Zellar possiede lo spirito giusto per essere un altro attore del perduto sogno americano in grado di scrivere e cantare una canzone che riscaldi il cuore e dia conforto a quanti credono che l'America sia ancora una vecchia Chevy diretta a sud. Disco dal cuore country e dal battito heartland Born Under mischia ballate e rock di strada, sferzate elettriche e chitarre acustiche, cieli tersi e silenzi del nord con l'innocenza tipica di tali sognatori, poeti mancati e storyteller da coffeehouse. Il loro è un rock di serie B ma questa etichetta non è un offesa, piuttosto la dimostrazione che molti romanticismi nella musica fanno la stessa fine di certi negozietti di quartiere, stritolati dalla prepotenza di ipermercati e centri commerciali.

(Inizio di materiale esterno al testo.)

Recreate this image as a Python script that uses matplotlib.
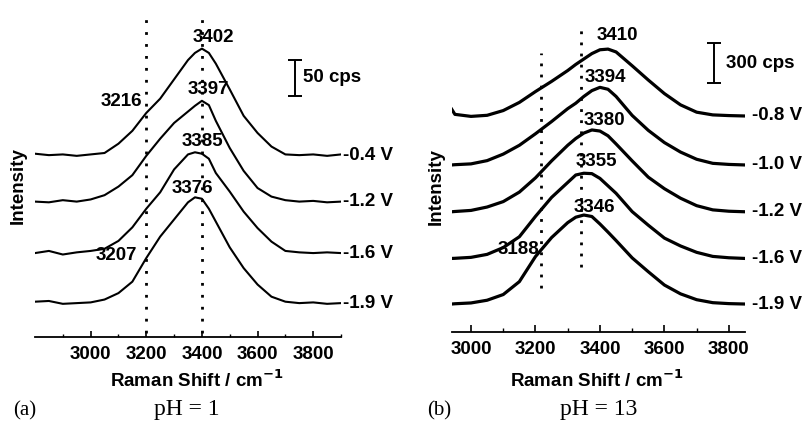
import matplotlib
matplotlib.use("Agg")
import matplotlib.pyplot as plt

# ---- panel (a): pH = 1 ----
shift_a = [2800, 2850, 2900, 2950, 3000, 3050, 3100, 3150, 3200, 3250, 3300, 3350,
           3375, 3400, 3425, 3450, 3500, 3550, 3600, 3650, 3700, 3750, 3800, 3850, 3900]
volts_a = ["-0.4 V", "-1.2 V", "-1.6 V", "-1.9 V"]
offsets_a = [254, 189, 117, 47]
spectra_a = [
    [2, 0, 1, -1, 1, 3, 16, 34, 59, 79, 106, 133, 143, 149, 143, 128, 92, 55, 31, 12, 1, 0, 1, -1, 1],
    [0, -1, 2, 0, 3, 9, 21, 37, 64, 88, 110, 126, 134, 141, 135, 113, 75, 43, 19, 7, 2, 0, 1, -1, 0],
    [0, 3, -2, 1, 3, 6, 17, 36, 62, 85, 117, 138, 141, 139, 132, 112, 86, 58, 35, 16, 3, 1, 0, 1, 0],
    [2, 3, -1, 0, 1, 5, 14, 30, 63, 93, 117, 141, 148, 146, 132, 114, 78, 49, 26, 9, 2, 0, 1, -1, 0],
]
peaks_a = ["3402", "3397", "3385", "3376", "3216", "3207"]
guides_a = [3200, 3400]
major_a = [3000, 3200, 3400, 3600, 3800]
minor_a = [2900, 3100, 3300, 3500, 3700, 3900]

# ---- panel (b): pH = 13 ----
shift_b = [2940, 2950, 3000, 3050, 3100, 3150, 3200, 3250, 3300, 3325, 3350, 3375,
           3400, 3425, 3450, 3500, 3550, 3600, 3650, 3700, 3750, 3800, 3850]
volts_b = ["-0.8 V", "-1.0 V", "-1.2 V", "-1.6 V", "-1.9 V"]
offsets_b = [1590, 1229, 884, 540, 204]
spectra_b = [
    [50, 12, -3, 5, 40, 100, 180, 255, 335, 380, 420, 460, 488, 493, 472, 370, 265, 165, 82, 28, 8, 3, 0],
    [0, 2, 8, 32, 80, 145, 230, 320, 415, 455, 505, 548, 572, 558, 505, 365, 255, 165, 95, 42, 12, 4, 0],
    [0, 2, 10, 35, 75, 145, 250, 375, 490, 540, 580, 603, 595, 560, 500, 375, 255, 170, 100, 45, 14, 4, 0],
    [0, 1, 8, 30, 80, 160, 310, 450, 560, 615, 628, 625, 590, 535, 480, 345, 245, 150, 92, 45, 15, 5, 0],
    [0, 2, 8, 28, 70, 165, 350, 490, 600, 640, 656, 645, 590, 530, 468, 340, 238, 140, 75, 32, 10, 3, 0],
]
peaks_b = ["3410", "3394", "3380", "3355", "3346", "3188"]
guides_b = [3216, 3340]
major_b = [3000, 3200, 3400, 3600, 3800]
minor_b = [3100, 3300, 3500, 3700]

plt.rcParams.update({
    "font.family": ["Liberation Sans", "DejaVu Sans"],
    "font.weight": "bold",
    "font.size": 13.5,
    "axes.labelweight": "bold",
    "axes.labelsize": 13.5,
})

fig = plt.figure(figsize=(8.06, 4.21), dpi=100)
ax_a = fig.add_axes([0.0434, 0.2002, 0.3797, 0.776])
ax_b = fig.add_axes([0.5604, 0.2121, 0.3639, 0.7641])


def style_axis(ax, xlim, ylim, majors, minors, major_len, minor_len):
    ax.set_xlim(*xlim)
    ax.set_ylim(*ylim)
    for side in ("top", "right", "left"):
        ax.spines[side].set_visible(False)
    ax.spines["bottom"].set_linewidth(1.3)
    ax.set_yticks([])
    ax.set_xticks(majors)
    ax.set_xticks(minors, minor=True)
    ax.tick_params(axis="x", which="major", direction="in", length=major_len,
                   width=1.2, pad=7, labelsize=13.5)
    ax.tick_params(axis="x", which="minor", direction="in", length=minor_len, width=1.0)
    ax.set_xlabel("Raman Shift / cm$^{\\mathbf{-1}}$")
    ax.set_ylabel("Intensity")


# panel (a)
style_axis(ax_a, (2800, 3900), (0, 457), major_a, minor_a, 4, 2.5)
for vals, off, lab in zip(spectra_a, offsets_a, volts_a):
    ax_a.plot(shift_a, [v + off for v in vals], color="black", lw=1.5)
    ax_a.text(3908, off, lab, ha="left", va="center")
for gx in guides_a:
    ax_a.plot([gx, gx], [5, 448], color="black", lw=2, linestyle=(0, (1, 3.3)))
pos_a = [(3443, 418), (3425, 346), (3401, 273), (3367, 207), (3110, 329), (3092, 113)]
for txt, (px, py) in zip(peaks_a, pos_a):
    ax_a.text(px, py, txt, ha="center", va="center")
ax_a.errorbar([3735], [362], yerr=[25], fmt="none", ecolor="black",
              elinewidth=1.4, capsize=5, capthick=1.4)
ax_a.text(3763, 363, "50 cps", ha="left", va="center")
ax_a.xaxis.set_label_coords(0.528, -0.099)
ax_a.yaxis.set_label_coords(-0.026, 0.464)

# panel (b)
style_axis(ax_b, (2940, 3850), (0, 2371), major_b, minor_b, 5, 3)
for vals, off, lab in zip(spectra_b, offsets_b, volts_b):
    ax_b.plot(shift_b, [v + off for v in vals], color="black", lw=2.3)
    ax_b.text(3873, off, lab, ha="left", va="center")
ax_b.plot([guides_b[0]] * 2, [320, 2052], color="black", lw=2, linestyle=(0, (1, 3)))
ax_b.plot([guides_b[1]] * 2, [479, 2224], color="black", lw=2, linestyle=(0, (1, 3)))
pos_b = [(3453, 2182), (3418, 1875), (3413, 1560), (3388, 1253), (3382, 919), (3148, 609)]
for txt, (px, py) in zip(peaks_b, pos_b):
    ax_b.text(px, py, txt, ha="center", va="center")
ax_b.errorbar([3754], [1980], yerr=[150], fmt="none", ecolor="black",
              elinewidth=1.4, capsize=5, capthick=1.4)
ax_b.text(3790, 1978, "300 cps", ha="left", va="center")
ax_b.xaxis.set_label_coords(0.494, -0.119)
ax_b.yaxis.set_label_coords(-0.023, 0.451)

# panel captions
serif = ["Liberation Serif", "DejaVu Serif"]
fig.text(25 / 806, 1 - 411 / 421, "(a)", family=serif, weight="normal", fontsize=15,
         ha="center", va="center")
fig.text(187 / 806, 1 - 410 / 421, "pH = 1", family=serif, weight="normal", fontsize=17,
         ha="center", va="center")
fig.text(439 / 806, 1 - 411 / 421, "(b)", family=serif, weight="normal", fontsize=15,
         ha="center", va="center")
fig.text(599 / 806, 1 - 410 / 421, "pH = 13", family=serif, weight="normal", fontsize=17,
         ha="center", va="center")

fig.savefig("out.png", dpi=100)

Magari il negozietto ha roba di qualità ma Golia vince e intasca anche se vende roba di serie e tanta apparenza. Ma ritorniamo a Zellar che coi supermercati non ha nulla a che fare. Born Under conta su dodici canzoni ben fatte, cantate con voce convincente e suonate col piglio del rock di strada, chitarre acustiche ed elettriche, una motivata sezione ritmica, l'organo e qualche rifinitura (accordion, pedal steel, mandolino, violoncello) tanto da far affiorare quell'aroma di americana che non guasta e profuma giusto. Il mood e i testi sono quelli della provincia, Zellar, come la sua massima influenza Dylan, viene dalle fredde lande del Minnesota e anche quando sogna un orizzonte messicano ha dentro di sé il disincanto e la coolness tipica di chi viene dal nord e guarda la vita con più cinismo.
Dieci canzoni tra malinconia e rabbia, che raccontano piccole emozioni e grandi sogni, che sono semplici ma hanno l'anima di chi vorrebbe fare in grande ovvero prendere a calci la propria smalltown e vivere con una rock n'roll band. Belle e intelligenti le bonus tracks che vengono annesse alla ristampa. Oltre alle originali dieci canzoni, ci sono tre B-side covers ovvero una allegra Best Friend's Girls dei Cars, un omaggio (If You Know What I Mean) ad uno degli idoli di Zellar, Neil Diamond e il tributo ad un eroe del country, Buck Owens, con Love's Gonna Live Here. E non finisce qui perché altre sei tracce sono live e fanno parte del South By Southwest di Austin del 1996 quando Zellar prese il palco dopo una performance di Randy Newman. Sono tutte canzoni di Zellar, alcune di Born Under, una (Brown-Eyed Boy) che apparirà nel seguente album con gli Hardways. Nove tracce in più, una bella aggiunta, che danno più spessore al miglior lavoro prodotto fino ad ora da questo Elliott Murphy del Minnesota.